The slightness and the puckishness of the comics in Hell’s Hitman do sometimes work in their favor. Even when a giant demon threatens to destroy Gotham or zombified Nazis invade Texas, the stories are fundamentally low-stakes reads: platforms for Ennis to riff on biker movies, private-eye novels, or—in the case of the zombie Nazis—to revive DC’s obscure Haunted Tank concept. And, crucially, the issues always give John McCrea material for a steady stream of lively pages. McCrea’s cartooning sensibilities are less refined throughout Hell’s Hitman than they are throughout later projects (e.g. regular Hitman). In fact, certain pages look like milder versions of the baroque superhero work Kelly Jones would do on DC's Batman books around the same time. And yet McCrea’s artwork still elevates the stories.
McCrea inks his own pencils in these comics, and his choices with spot blacks lend both balance and atmosphere to the pages. His work makes an especially big impression in the first issue of the run, due to the coloring choices of David Lloyd (who doesn’t stick around for later stories). Lloyd applies a suitably garish palette to his issue, using pale pinks and swamp greens in odd places and laying a creamy yellow behind the Gotham City skyline. Excepting Ennis’s tone-deaf Crips/Bloods gag, the story serves as a look at how much stronger some of the following issues could have been. (A handful of stories in the back half feature guest pencillers, and they’re converts-only reads.) McCrea creates a section of the universe in which everything twists and curls, from Etrigan’s cape, ears, and fingers to the flames and wreckage that tend to accompany the demon. It is a suitably decadent approach to a demonic character.

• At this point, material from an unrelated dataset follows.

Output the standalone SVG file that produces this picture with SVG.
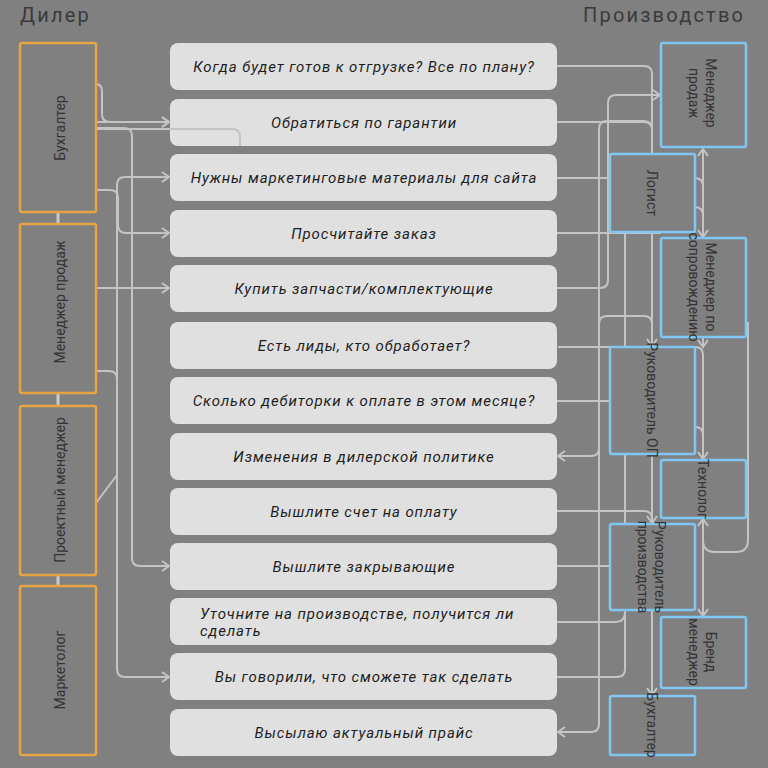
<svg xmlns="http://www.w3.org/2000/svg" width="768" height="768" viewBox="0 0 768 768">
<defs>
<marker id="ah" markerWidth="12" markerHeight="12" refX="9" refY="6" orient="auto-start-reverse" markerUnits="userSpaceOnUse">
<path d="M2,1 L9,6 L2,11" fill="none" stroke="#c4c4c4" stroke-width="2"/>
</marker>
<style>
.bg{fill:#808080}
.title{font-family:Roboto,"Liberation Sans",sans-serif;font-size:20px;fill:#3a3a3a;letter-spacing:2.2px}
.dn rect{fill:#808080;stroke:#e8a444;stroke-width:2.5}
.pn rect{fill:#808080;stroke:#80c6f2;stroke-width:2.5}
.q rect{fill:#e0e0e0}
.q text{font-family:Roboto,"Liberation Sans",sans-serif;font-style:italic;font-size:15px;letter-spacing:0.9px;fill:#1e1e1e;text-anchor:middle;dominant-baseline:central}
.nt{font-family:Roboto,"Liberation Sans",sans-serif;font-size:14px;fill:#333;text-anchor:middle;dominant-baseline:central}
.c path{fill:none;stroke:#c4c4c4;stroke-width:2}
.c .a{marker-end:url(#ah)}
.c .b{marker-start:url(#ah);marker-end:url(#ah)}
.c .k{stroke:#cacaca;stroke-width:3}
</style>
</defs>
<rect class="bg" x="0" y="0" width="768" height="768"/>
<text class="title" x="20" y="22">Дилер</text>
<text class="title" x="583" y="22">Производство</text>

<g id="q1" class="q"><rect x="170" y="43" width="387" height="47" rx="8"/><text x="364" y="66.5">Когда будет готов к отгрузке? Все по плану?</text></g>
<g id="q2" class="q"><rect x="170" y="99" width="387" height="47" rx="8"/><text x="364" y="122.5">Обратиться по гарантии</text></g>
<g id="q3" class="q"><rect x="170" y="154" width="387" height="47" rx="8"/><text x="364" y="177.5">Нужны маркетинговые материалы для сайта</text></g>
<g id="q4" class="q"><rect x="170" y="210" width="387" height="47" rx="8"/><text x="364" y="233.5">Просчитайте заказ</text></g>
<g id="q5" class="q"><rect x="170" y="265" width="387" height="47" rx="8"/><text x="364" y="288.5">Купить запчасти/комплектующие</text></g>
<g id="q6" class="q"><rect x="170" y="322" width="387" height="47" rx="8"/><text x="364" y="345.5">Есть лиды, кто обработает?</text></g>
<g id="q7" class="q"><rect x="170" y="377" width="387" height="47" rx="8"/><text x="364" y="400.5">Сколько дебиторки к оплате в этом месяце?</text></g>
<g id="q8" class="q"><rect x="170" y="433" width="387" height="47" rx="8"/><text x="364" y="456.5">Изменения в дилерской политике</text></g>
<g id="q9" class="q"><rect x="170" y="488" width="387" height="47" rx="8"/><text x="364" y="511.5">Вышлите счет на оплату</text></g>
<g id="q10" class="q"><rect x="170" y="543" width="387" height="47" rx="8"/><text x="364" y="566.5">Вышлите закрывающие</text></g>
<g id="q11" class="q"><rect x="170" y="598" width="387" height="47" rx="8"/><text x="200" y="614" style="text-anchor:start">Уточните на производстве, получится ли</text><text x="200" y="631" style="text-anchor:start">сделать</text></g>
<g id="q12" class="q"><rect x="170" y="653" width="387" height="47" rx="8"/><text x="364" y="676.5">Вы говорили, что сможете так сделать</text></g>
<g id="q13" class="q"><rect x="170" y="709" width="387" height="47" rx="8"/><text x="364" y="732.5">Высылаю актуальный прайс</text></g>

<g id="connectors" class="c">
<path class="k" d="M58,212 V224 M58,393 V406 M58,575 V586"/>
<path class="a" d="M96,84 Q102,84 102,92 V114 Q102,122 110,122 H169"/>
<path class="a" d="M96,122 H169"/>
<path d="M96,129 H232 Q240,129 240,137 V146"/>
<path class="a" d="M96,128 H124 Q132,128 132,136 V558 Q132,566 140,566 H169"/>
<path class="a" d="M96,190 H110 Q118,190 118,198 V225 Q118,233 126,233 H169"/>
<path class="a" d="M96,288 H169"/>
<path class="a" d="M96,371 H109 Q117,371 117,379 V669 Q117,677 125,677 H169"/>
<path class="a" d="M96,503 L117,475 V185 Q117,177 125,177 H169"/>

<path class="a" d="M557,66 H644 Q652,66 652,74 V346"/>
<path d="M557,122 H644 Q652,122 652,130"/>
<path class="a" d="M557,288 H600 Q608,288 608,280 V103 Q608,95 616,95 H660"/>
<path class="a" d="M652,130 Q652,121 644,121 H607 Q599,121 599,129 V448 Q599,456 591,456 H558"/>
<path class="a" d="M599,440 V724 Q599,732 591,732 H558"/>
<path d="M599,324 Q599,316 607,316 H644 Q652,316 652,324"/>
<path d="M557,178 H610"/>
<path d="M557,233 H661"/>
<path d="M557,401 H610"/>
<path d="M557,566 H610"/>
<path d="M625,232 V347 M625,454 V524"/>
<path d="M625,610 V669 Q625,677 617,677 H557"/>
<path d="M625,612 Q625,622 615,622 H557"/>
<path class="a" d="M703,337 V347"/>
<path class="a" d="M558,347 H695 Q703,347 703,355 V459"/>
<path d="M695,427 Q703,427 703,435"/>
<path class="a" d="M652,454 V523"/>
<path d="M557,511 H644 Q652,511 652,519"/>
<path class="a" d="M652,610 V695"/>
<path class="b" d="M703,149 V237"/>
<path d="M695,178 Q703,178 703,187 M695,207 Q703,207 703,216"/>
<path class="b" d="M703,519 V616"/>
<path d="M748,322 V540 Q748,552 736,552 H715 Q703,552 703,540"/>
</g>

<g id="d1" class="dn"><rect x="20" y="43" width="76" height="169" rx="2"/><text class="nt" transform="translate(60,128) rotate(-90)">Бухгалтер</text></g>
<g id="d2" class="dn"><rect x="20" y="224" width="76" height="169" rx="2"/><text class="nt" transform="translate(60,302) rotate(-90)">Менеджер продаж</text></g>
<g id="d3" class="dn"><rect x="20" y="406" width="76" height="169" rx="2"/><text class="nt" transform="translate(60,490) rotate(-90)">Проектный менеджер</text></g>
<g id="d4" class="dn"><rect x="20" y="586" width="76" height="169" rx="2"/><text class="nt" transform="translate(60,670) rotate(-90)">Маркетолог</text></g>

<g id="p1" class="pn"><rect x="661" y="43" width="85" height="104" rx="2"/><text class="nt" transform="translate(703,93) rotate(90)"><tspan x="0" y="-8">Менеджер</tspan><tspan x="0" y="9">продаж</tspan></text></g>
<g id="p2" class="pn"><rect x="610" y="154" width="85" height="78" rx="2"/><text class="nt" transform="translate(652,193) rotate(90)">Логист</text></g>
<g id="p3" class="pn"><rect x="661" y="238" width="85" height="99" rx="2"/><text class="nt" transform="translate(703,287) rotate(90)"><tspan x="0" y="-8">Менеджер по</tspan><tspan x="0" y="9">сопровождению</tspan></text></g>
<g id="p4" class="pn"><rect x="610" y="347" width="85" height="107" rx="2"/><text class="nt" transform="translate(652,400) rotate(90)">Руководитель ОП</text></g>
<g id="p5" class="pn"><rect x="661" y="460" width="85" height="58" rx="2"/><text class="nt" transform="translate(703,489) rotate(90)">Технолог</text></g>
<g id="p6" class="pn"><rect x="610" y="524" width="85" height="86" rx="2"/><text class="nt" transform="translate(652,567) rotate(90)"><tspan x="0" y="-8">Руководитель</tspan><tspan x="0" y="9">производства</tspan></text></g>
<g id="p7" class="pn"><rect x="661" y="617" width="85" height="71" rx="2"/><text class="nt" transform="translate(703,652) rotate(90)"><tspan x="0" y="-8">Бренд</tspan><tspan x="0" y="9">менеджер</tspan></text></g>
<g id="p8" class="pn"><rect x="610" y="696" width="85" height="59" rx="2"/><text class="nt" transform="translate(652,725) rotate(90)">Бухгалтер</text></g>
</svg>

And perhaps there’s something decadent about Hell’s Hitman as a collection, too. The book brings together a fitfully entertaining run from creators who did better work elsewhere, aiming this content at what can only be a niche readership. Even the strongest issues lend themselves best to one-off browsings. If readers are looking for a truly memorable Kirby revision or a fully-actualized Ennis, these comics don’t conjure up either one.